The syntax of the filter predicate would be a standard expression where the atomic (leaf) elements of the predicate would be either fields of the sequence record or constants. The allowed operators would be boolean (&& || !), comparison (= != > < >= <=) and arithmetic (+ - * / %). I do not think there is any syntactic ambiguity here, but to be sure, we could require the filter predicate to be enclosed in parentheses.

The "sequence-projection" has the following syntax.

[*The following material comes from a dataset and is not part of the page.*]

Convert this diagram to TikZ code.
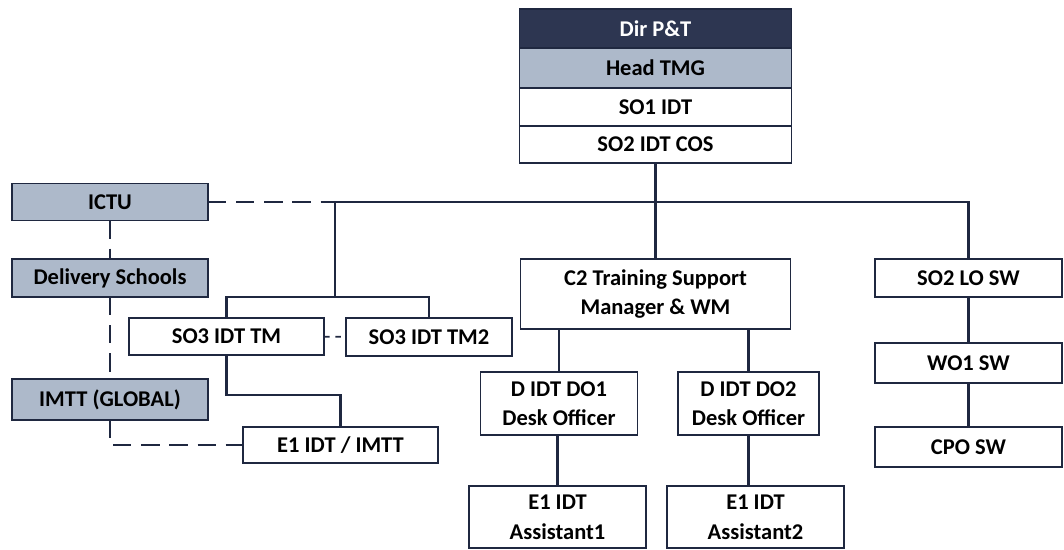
\documentclass[tikz,border=0pt]{standalone}
\usepackage{fontspec}
\setmainfont{Carlito}
\definecolor{navy}{HTML}{2D3651}
\definecolor{steel}{HTML}{ADB9CA}
\definecolor{linecol}{HTML}{1F2840}

\begin{document}
\begin{tikzpicture}[
    x=0.025cm, y=-0.025cm,
    postnode/.style={rectangle, draw=linecol, line width=1.1pt, fill=white, inner sep=0pt, outer sep=0pt, align=center, font=\fontsize{16}{21}\selectfont\bfseries},
    headnode/.style={postnode, fill=navy, text=white},
    unitnode/.style={postnode, fill=steel},
    solidline/.style={draw=linecol, line width=1.5pt},
    dashline/.style={draw=linecol, line width=1.5pt, dash pattern=on 13pt off 7pt},
    shortdash/.style={draw=linecol, line width=1.2pt, dash pattern=on 4pt off 4pt}
    ]
  \useasboundingbox (0,0) rectangle (1064,549);
  % nodes
  \node[headnode, minimum width=6.8cm, minimum height=0.975cm] (Dir PT) at (655.5,28.5) {Dir P\&T};
  \node[unitnode, minimum width=6.8cm, minimum height=1cm] (Head TMG) at (655.5,68) {Head TMG};
  \node[postnode, minimum width=6.8cm, minimum height=0.95cm] (SO1 IDT) at (655.5,107) {SO1 IDT};
  \node[postnode, minimum width=6.8cm, minimum height=0.925cm] (SO2 IDT COS) at (655.5,144.5) {SO2 IDT COS};
  \node[unitnode, minimum width=4.9cm, minimum height=0.925cm] (ICTU) at (110,202) {ICTU};
  \node[unitnode, minimum width=4.9cm, minimum height=0.95cm] (Delivery Schools) at (110,278) {Delivery Schools};
  \node[unitnode, minimum width=4.9cm, minimum height=1.025cm] (IMTT) at (110,399.5) {IMTT (GLOBAL)};
  \node[postnode, minimum width=4.875cm, minimum height=0.925cm] (SO3 IDT TM) at (226.5,336.5) {SO3 IDT TM};
  \node[postnode, minimum width=4.15cm, minimum height=0.95cm] (SO3 IDT TM2) at (429,337) {SO3 IDT TM2};
  \node[postnode, minimum width=4.875cm, minimum height=0.9cm] (E1 IDT IMTT) at (340.5,445) {E1 IDT / IMTT};
  \node[postnode, minimum width=6.75cm, minimum height=1.75cm] (C2) at (655.5,294) {C2 Training Support\\Manager \& WM};
  \node[postnode, minimum width=3.925cm, minimum height=1.575cm] (D IDT DO1) at (559,403.5) {D IDT DO1\\Desk Officer};
  \node[postnode, minimum width=3.525cm, minimum height=1.575cm] (D IDT DO2) at (748.5,403.5) {D IDT DO2\\Desk Officer};
  \node[postnode, minimum width=4.425cm, minimum height=1.55cm] (E1 IDT A1) at (557.5,517) {E1 IDT\\Assistant1};
  \node[postnode, minimum width=4.425cm, minimum height=1.55cm] (E1 IDT A2) at (755.5,517) {E1 IDT\\Assistant2};
  \node[postnode, minimum width=4.675cm, minimum height=0.95cm] (SO2 LO SW) at (968.5,278) {SO2 LO SW};
  \node[postnode, minimum width=4.675cm, minimum height=1cm] (WO1 SW) at (968.5,363) {WO1 SW};
  \node[postnode, minimum width=4.675cm, minimum height=1cm] (CPO SW) at (968.5,447) {CPO SW};
  \coordinate (jA) at (335,202);
  \coordinate (jB) at (335,297);
  \coordinate (jC) at (340.5,395);
  % lines
  \draw[solidline] (SO2 IDT COS.south) -- (C2.north);
  \draw[solidline] (jA) -| (SO2 LO SW.north);
  \draw[solidline] (jA) -- (jB);
  \draw[solidline] (jB) -| (SO3 IDT TM.north);
  \draw[solidline] (jB) -| (SO3 IDT TM2.north);
  \draw[solidline] (SO3 IDT TM.south) |- (jC) -- (E1 IDT IMTT.north);
  \draw[solidline] (D IDT DO1.north |- C2.south) -- (D IDT DO1.north);
  \draw[solidline] (D IDT DO2.north |- C2.south) -- (D IDT DO2.north);
  \draw[solidline] (E1 IDT A1.north |- D IDT DO1.south) -- (E1 IDT A1.north);
  \draw[solidline] (D IDT DO2.south) -- (D IDT DO2.south |- E1 IDT A2.north);
  \draw[solidline] (SO2 LO SW) -- (WO1 SW);
  \draw[solidline] (WO1 SW) -- (CPO SW);
  % dashed links
  \draw[dashline] (ICTU.east) -- (jA);
  \draw[dashline] (ICTU) -- (Delivery Schools);
  \draw[dashline] (Delivery Schools) -- (IMTT);
  \draw[dashline] (IMTT.south) |- (E1 IDT IMTT.west);
  \draw[shortdash] (SO3 IDT TM) -- (SO3 IDT TM2);
\end{tikzpicture}
\end{document}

<sequence-name>'[' record-variable-name (',' record-variable-name)* ']'

The list of record names indicates which part of each sequence are to be transmitted. Note that filtering is applied before sequence projection.

Examples

Suppose we have this sequence variable.

<Sequence name="S">
  <Int32 name="field1"/>
  <Float32 name="field2"/>
</Sequence>

Example filters might be as follows:

  1. S|(field1 > 5 && field2 <= 100.0)
    This would transmit all records in S that met the specified predicate.
  2. S[field2]|(field1 == field2)
    Transmit projected records of S matching the specified predicate. The projected record would contain only the field "field1".

Consider this more complicated example.

<Sequence name="S">
  <Int32 name="field1"/>
  <Structure name="field2">
       <Int64 name="v1"/>
       <Int64 name="v2"/>
     <Dimension size="15"/>
     <Dimension size="*"/>
  </Structure>
  <Float32 name="field3"/>
</Sequence>

Ideally, one might specify the following filter.

  1. S|(field2[7][5].v2 == 37.0)

I say "ideally" because it is not obvious to me that references to specific instances of dimensioned object is of any use to anyone. I would need a use case to be convinced.

[Note: even more strongly, I am not sure I like being able to do this. I would prefer restricting the filter variables to refer to only atomic typed top-level fields of the Sequence (see next section).]

Implementation

Implementation of this concept is not quite as simple as one might think. The key problem has to do with searching a record instance to locate the specified fields.

Consider our previous example. In order to locate, say, "field3" one might have to traverse all of the dimensioned structure "field2". The efficiency of this is highly dependent on how the sequence records are represented on the server.

Discussion

The advantage of the filter approach is that it should be easier (but not necessarily easy) to implement than more complex queries; it certainly would be easier to implement than the DAP2 select constraints. Further, it is not dependent on the sequence being represented in a relational database.

I hypothesize that the filter mechanism would be capable of representing most of the real-world examples that have been encountered in DAP2.

Note that limiting complex queries to be encapsulated in server side functions is without loss of generality since someone could be so foolish as to define a server-side function that took a full SQL query as an argument and executed it on the server.

ndp 07:10, 21 September 2012 (PDT) I like this idea, and I want to put forward this corollary: What if we were to say that we would allow the use of this type of constraint on arrays (i.e. subsetting by value), and as a result the request would return a Sequence of the matching values? In other words, whenever you use a "filter" constrain the returned object is ALWAYS a Sequence.

Dennis 3PM 9/21/2012 With respect to relational databases, I note that it may be the case that the Sequence S is actually being stored in a relational database on the server. In this situation, it is possible to turn the filter into an equivalent SQL expression except for references to structure fields e.g. field2. It is likely that such fields would be represented as BLOBs in the database and hence not easy to apply a predicate to them. This is one reason to consider limited the types of fields that can appear in a filter predicate.

Dennis 3:30PM 9/21/2012 I also should note that the form S[field1] is ambiguous with respect to the range syntax proposed in the DAP4 spec. field1 could be interpreted as being a name of a defined range (e.g. using field1=[1:3:5]). This can only be disambiguated by determining (in a context sensitive manner) that S is a sequence.